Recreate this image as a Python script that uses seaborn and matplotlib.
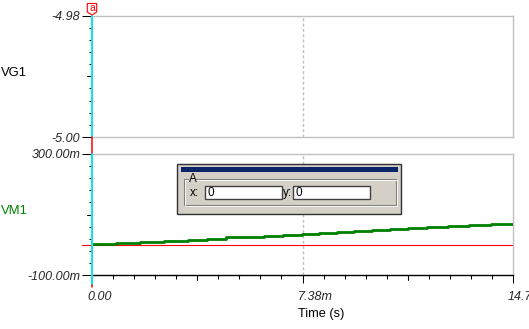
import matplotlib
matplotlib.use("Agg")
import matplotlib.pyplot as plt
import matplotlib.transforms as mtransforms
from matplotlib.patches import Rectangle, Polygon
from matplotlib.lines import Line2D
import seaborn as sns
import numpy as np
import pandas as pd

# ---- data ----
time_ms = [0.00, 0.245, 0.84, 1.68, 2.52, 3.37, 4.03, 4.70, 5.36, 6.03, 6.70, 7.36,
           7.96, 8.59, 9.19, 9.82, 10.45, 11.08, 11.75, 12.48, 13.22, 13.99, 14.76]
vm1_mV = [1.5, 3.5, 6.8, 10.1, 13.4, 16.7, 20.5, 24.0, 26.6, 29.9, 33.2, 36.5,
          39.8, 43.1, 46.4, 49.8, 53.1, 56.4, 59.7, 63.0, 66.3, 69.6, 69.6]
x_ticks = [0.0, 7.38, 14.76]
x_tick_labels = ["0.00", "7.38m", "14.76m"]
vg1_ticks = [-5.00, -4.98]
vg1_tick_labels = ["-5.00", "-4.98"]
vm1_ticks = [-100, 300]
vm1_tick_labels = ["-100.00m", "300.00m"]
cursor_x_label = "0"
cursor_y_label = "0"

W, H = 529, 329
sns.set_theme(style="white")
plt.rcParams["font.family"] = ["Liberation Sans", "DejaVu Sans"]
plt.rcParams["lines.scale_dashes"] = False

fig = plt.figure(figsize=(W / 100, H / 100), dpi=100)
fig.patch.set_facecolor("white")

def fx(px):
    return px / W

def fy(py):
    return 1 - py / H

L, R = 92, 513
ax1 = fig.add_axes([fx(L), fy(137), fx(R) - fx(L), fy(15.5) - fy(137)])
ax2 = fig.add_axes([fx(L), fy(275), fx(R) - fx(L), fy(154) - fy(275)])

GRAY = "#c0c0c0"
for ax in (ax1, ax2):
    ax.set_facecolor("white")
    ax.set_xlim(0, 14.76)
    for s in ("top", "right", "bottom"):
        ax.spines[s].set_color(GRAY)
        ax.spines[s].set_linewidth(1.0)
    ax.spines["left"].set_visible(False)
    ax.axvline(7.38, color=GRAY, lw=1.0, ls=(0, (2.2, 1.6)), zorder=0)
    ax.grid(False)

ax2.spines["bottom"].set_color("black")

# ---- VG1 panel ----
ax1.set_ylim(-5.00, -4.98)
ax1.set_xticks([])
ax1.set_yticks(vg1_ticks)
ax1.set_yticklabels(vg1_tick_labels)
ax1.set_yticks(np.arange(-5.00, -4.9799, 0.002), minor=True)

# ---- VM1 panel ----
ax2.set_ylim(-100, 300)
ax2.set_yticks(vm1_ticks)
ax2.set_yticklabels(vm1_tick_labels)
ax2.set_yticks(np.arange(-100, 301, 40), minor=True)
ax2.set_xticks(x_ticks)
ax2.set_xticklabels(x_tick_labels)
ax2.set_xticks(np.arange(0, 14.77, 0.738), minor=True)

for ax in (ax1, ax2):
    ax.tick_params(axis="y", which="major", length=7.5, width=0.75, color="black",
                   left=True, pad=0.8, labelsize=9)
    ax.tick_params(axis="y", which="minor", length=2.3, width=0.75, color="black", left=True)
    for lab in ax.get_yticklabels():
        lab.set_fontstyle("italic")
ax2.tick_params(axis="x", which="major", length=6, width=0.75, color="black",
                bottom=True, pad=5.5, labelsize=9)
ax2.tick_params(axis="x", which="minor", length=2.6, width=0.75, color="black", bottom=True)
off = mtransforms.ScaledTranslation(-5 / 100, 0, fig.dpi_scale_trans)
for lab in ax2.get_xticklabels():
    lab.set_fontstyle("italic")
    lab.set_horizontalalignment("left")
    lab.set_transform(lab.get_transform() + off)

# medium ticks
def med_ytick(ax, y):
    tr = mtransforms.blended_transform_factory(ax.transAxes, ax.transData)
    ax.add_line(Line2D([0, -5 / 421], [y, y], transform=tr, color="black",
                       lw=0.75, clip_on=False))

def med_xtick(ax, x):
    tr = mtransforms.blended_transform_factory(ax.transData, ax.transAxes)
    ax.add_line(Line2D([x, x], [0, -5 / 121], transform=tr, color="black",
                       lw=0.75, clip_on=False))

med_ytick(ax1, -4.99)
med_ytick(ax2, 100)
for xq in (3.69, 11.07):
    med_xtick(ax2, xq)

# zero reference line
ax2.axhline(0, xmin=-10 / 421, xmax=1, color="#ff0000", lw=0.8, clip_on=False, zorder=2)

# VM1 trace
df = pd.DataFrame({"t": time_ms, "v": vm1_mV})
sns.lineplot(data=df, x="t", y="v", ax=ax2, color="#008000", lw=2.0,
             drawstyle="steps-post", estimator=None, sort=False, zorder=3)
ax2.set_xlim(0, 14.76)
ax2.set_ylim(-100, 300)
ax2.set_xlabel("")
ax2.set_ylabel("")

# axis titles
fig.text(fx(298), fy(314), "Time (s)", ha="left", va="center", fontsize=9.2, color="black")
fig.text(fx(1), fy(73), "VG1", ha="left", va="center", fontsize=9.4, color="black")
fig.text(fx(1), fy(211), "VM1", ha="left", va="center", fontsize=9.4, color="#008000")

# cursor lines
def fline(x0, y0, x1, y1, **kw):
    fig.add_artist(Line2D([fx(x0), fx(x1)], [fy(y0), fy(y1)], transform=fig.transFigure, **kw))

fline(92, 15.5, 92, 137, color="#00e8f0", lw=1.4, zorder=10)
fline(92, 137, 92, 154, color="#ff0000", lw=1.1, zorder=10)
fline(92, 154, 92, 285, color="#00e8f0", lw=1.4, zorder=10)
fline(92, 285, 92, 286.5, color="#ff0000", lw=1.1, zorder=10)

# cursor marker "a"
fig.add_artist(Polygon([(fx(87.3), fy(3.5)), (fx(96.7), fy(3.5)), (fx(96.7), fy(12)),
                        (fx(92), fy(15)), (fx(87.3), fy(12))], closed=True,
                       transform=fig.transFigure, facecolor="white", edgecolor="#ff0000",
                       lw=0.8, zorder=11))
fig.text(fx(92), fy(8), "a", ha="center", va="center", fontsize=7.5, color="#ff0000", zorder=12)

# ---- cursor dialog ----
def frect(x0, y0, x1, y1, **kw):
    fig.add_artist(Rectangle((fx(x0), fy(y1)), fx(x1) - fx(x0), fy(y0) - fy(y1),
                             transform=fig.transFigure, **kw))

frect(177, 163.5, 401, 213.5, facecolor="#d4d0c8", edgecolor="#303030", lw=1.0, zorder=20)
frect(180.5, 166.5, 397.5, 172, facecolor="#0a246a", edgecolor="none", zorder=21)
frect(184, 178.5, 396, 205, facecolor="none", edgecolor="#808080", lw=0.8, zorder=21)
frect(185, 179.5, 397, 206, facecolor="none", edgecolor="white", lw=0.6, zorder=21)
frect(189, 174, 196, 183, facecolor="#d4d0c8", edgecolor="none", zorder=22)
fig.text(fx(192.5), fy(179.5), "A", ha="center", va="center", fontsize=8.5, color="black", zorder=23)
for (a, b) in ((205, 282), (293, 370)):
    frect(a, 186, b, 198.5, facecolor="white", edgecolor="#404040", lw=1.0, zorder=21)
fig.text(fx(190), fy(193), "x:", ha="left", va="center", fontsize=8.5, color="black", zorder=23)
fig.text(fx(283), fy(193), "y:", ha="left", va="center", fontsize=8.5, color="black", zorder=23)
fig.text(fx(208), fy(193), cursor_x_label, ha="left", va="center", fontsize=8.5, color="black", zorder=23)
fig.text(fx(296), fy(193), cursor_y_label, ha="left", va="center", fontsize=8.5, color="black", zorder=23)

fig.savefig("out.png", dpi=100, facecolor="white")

━━━━━━━━

From the data above, work out how many lines contain the string "seaborn" and reply with only the number.

2